The goal of the bilateral talks is to prepare a June 16-20 meeting between Iran and the P5+1 in Vienna, where they aim to set down details of the final deal. The last round in Vienna in May yielded little.
'Fate of the world' at hand
Intelligence Minister Yuval Steinitz stressed Monday at the Herzliya conference that the stakes are high in the news round of talks.
"Any international agreement that leaves Iran on the threshold of nuclear capability is worse than no agreement at all," he said. "What is now at hand is not just the fate of Israel in the Middle East but the fate of the world."
Brigadier General Itai Brun, who heads the Israeli military's research division, said Iran now appeared to be talking "in earnest" about a final deal thanks to international pressure, adding that he expected an accord this year.
Iran's negotiators, meanwhile, must answer to domestic hardliners who say the country's red lines must not be crossed.
Former nuclear negotiator turned speaker of parliament, the tough-talking Ali Larijani, said Tuesday it was crucial to protect "the rights of Iranians" as well as the "scientific achievements of the peaceful activities" of the Islamic republic's researchers.
After Monday's first day of talks, Washington said more effort was needed.
"We think we've made progress during some rounds, but as we said coming out of the last one, we hadn't seen enough made.
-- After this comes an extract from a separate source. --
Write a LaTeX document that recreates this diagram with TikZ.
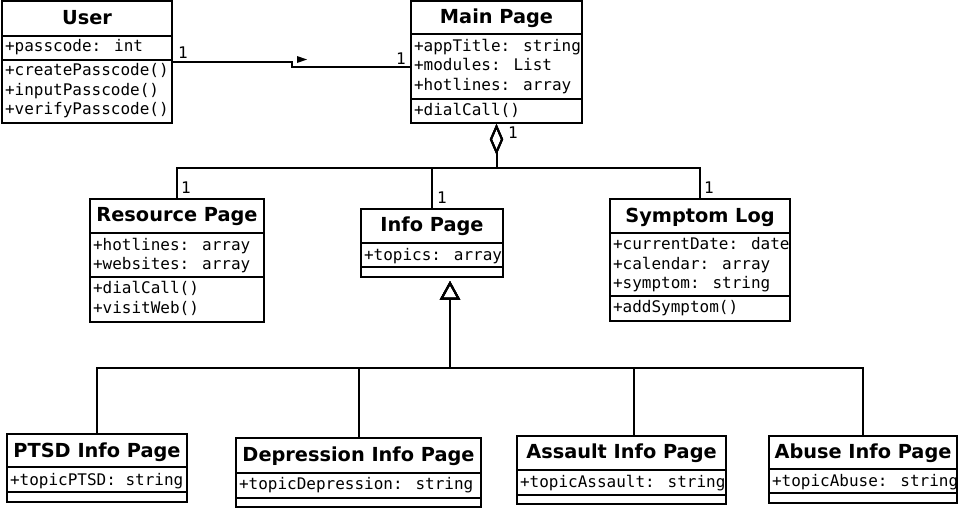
\documentclass[tikz,border=0pt]{standalone}
\usepackage{fontspec}
\setmainfont{DejaVu Sans}
\newfontfamily\umlmono{DejaVu Sans Mono}
\usetikzlibrary{fit,arrows.meta}

\tikzset{every picture/.style={line width=1.5pt}}
\tikzset{
  classbox/.style={draw, inner sep=0pt},
  classtitle/.style={inner sep=0pt, font=\bfseries\fontsize{14.5}{17}\selectfont},
  member/.style={anchor=west, inner sep=0pt, align=left, font=\umlmono\fontsize{12}{14.6}\selectfont},
  mult/.style={inner sep=0pt, font=\umlmono\fontsize{12}{14}\selectfont},
  aggregation/.style={{Diamond[open,length=23pt,width=10pt]}-},
  generalization/.style={{Triangle[open,length=14pt,width=15pt]}-},
}

\begin{document}
\begin{tikzpicture}[x=0.75pt,y=0.75pt,yscale=-1,xscale=1]
\useasboundingbox (0,0) rectangle (960,512);

%Shape: Class User
\node [classbox, fit={(2,1) (172,123)}] (user) {};
\draw (2,36) -- (172,36) ;
\draw (2,60) -- (172,60) ;
% Text Node
\node [classtitle] (user-t) at (87,18) {User};
\node [member] (user-a) at (4,47) {+passcode: int};
\node [member] (user-m) at (4,91) {+createPasscode()\\+inputPasscode()\\+verifyPasscode()};

%Shape: Class Main Page
\node [classbox, fit={(411,1) (582,123)}] (main) {};
\draw (411,34) -- (582,34) ;
\draw (411,99) -- (582,99) ;
% Text Node
\node [classtitle] (main-t) at (496.5,18) {Main Page};
\node [member] (main-a) at (413,66.5) {+appTitle: string\\+modules: List\\+hotlines: array};
\node [member] (main-m) at (413,110) {+dialCall()};

%Shape: Class Resource Page
\node [classbox, fit={(90,199) (264,322)}] (resource) {};
\draw (90,233) -- (264,233) ;
\draw (90,277) -- (264,277) ;
% Text Node
\node [classtitle] (resource-t) at (177,217) {Resource Page};
\node [member] (resource-a) at (92,255.5) {+hotlines: array\\+websites: array};
\node [member] (resource-m) at (92,298.5) {+dialCall()\\+visitWeb()};

%Shape: Class Info Page
\node [classbox, fit={(361,209) (503,277)}] (info) {};
\draw (361,243) -- (503,243) ;
\draw (361,267) -- (503,267) ;
% Text Node
\node [classtitle] (info-t) at (432,226) {Info Page};
\node [member] (info-a) at (363,256) {+topics: array};

%Shape: Class Symptom Log
\node [classbox, fit={(610,199) (790,321)}] (symptom) {};
\draw (610,233) -- (790,233) ;
\draw (610,296) -- (790,296) ;
% Text Node
\node [classtitle] (symptom-t) at (700,217) {Symptom Log};
\node [member] (symptom-a) at (612,265) {+currentDate: date\\+calendar: array\\+symptom: string};
\node [member] (symptom-m) at (612,308) {+addSymptom()};

%Shape: Class PTSD Info Page
\node [classbox, fit={(7,434) (187,502)}] (ptsd) {};
\draw (7,467) -- (187,467) ;
\draw (7,492) -- (187,492) ;
\node [classtitle] (ptsd-t) at (97,452) {PTSD Info Page};
\node [member] (ptsd-a) at (9,481) {+topicPTSD: string};

%Shape: Class Depression Info Page
\node [classbox, fit={(236,438) (481,507)}] (depression) {};
\draw (236,473) -- (481,473) ;
\draw (236,498) -- (481,498) ;
\node [classtitle] (depression-t) at (358.5,456) {Depression Info Page};
\node [member] (depression-a) at (238,485) {+topicDepression: string};

%Shape: Class Assault Info Page
\node [classbox, fit={(517,436) (726,504)}] (assault) {};
\draw (517,470) -- (726,470) ;
\draw (517,495) -- (726,495) ;
\node [classtitle] (assault-t) at (621.5,453) {Assault Info Page};
\node [member] (assault-a) at (519,483) {+topicAssault: string};

%Shape: Class Abuse Info Page
\node [classbox, fit={(769,436) (957,503)}] (abuse) {};
\draw (769,469) -- (957,469) ;
\draw (769,493) -- (957,493) ;
\node [classtitle] (abuse-t) at (863,453) {Abuse Info Page};
\node [member] (abuse-a) at (771,482) {+topicAbuse: string};

%Straight Lines: association User - Main Page
\coordinate (step-a) at (292,62);
\coordinate (step-b) at (292,67);
\coordinate (main-in) at (411,67);
\draw (user.east) -- (step-a) -- (step-b) -- (main-in) ;
\fill (297,56) -- (307,59.5) -- (297,63) -- cycle ;
\node [mult] (m-user) at (183,53) {1};
\node [mult] (m-main) at (401,59) {1};

%Straight Lines: aggregation Main Page
\draw [aggregation] (main.south) -- (496.5,168) -| (resource.north) ;
\draw [aggregation] (main.south) -- (496.5,168) -| (info.north) ;
\draw [aggregation] (main.south) -- (496.5,168) -| (symptom.north) ;
\node [mult] (m-agg) at (513,133) {1};
\node [mult] (m-resource) at (186,188) {1};
\node [mult] (m-info) at (442,198) {1};
\node [mult] (m-symptom) at (709,188) {1};

%Straight Lines: generalization Info Page
\coordinate (info-out) at (450,281);
\coordinate (assault-in) at (634,436);
\draw [generalization] (info-out) -- (450,368) -| (ptsd.north) ;
\draw [generalization] (info-out) -- (450,368) -| (depression.north) ;
\draw [generalization] (info-out) -- (450,368) -| (assault-in) ;
\draw [generalization] (info-out) -- (450,368) -| (abuse.north) ;

\end{tikzpicture}
\end{document}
We hadn't seen enough realism, quite frankly, on the table," said deputy State Department spokeswoman Marie Harf.
"People need to make tough choices, but we are very focused on that July 20th time," she said.
Iran's deputy foreign minister and nuclear pointman Abbas Araqchi said Monday's dialogue "took place in a positive climate and was constructive," according to Iran's ISNA news agency, and may be extended for another six months.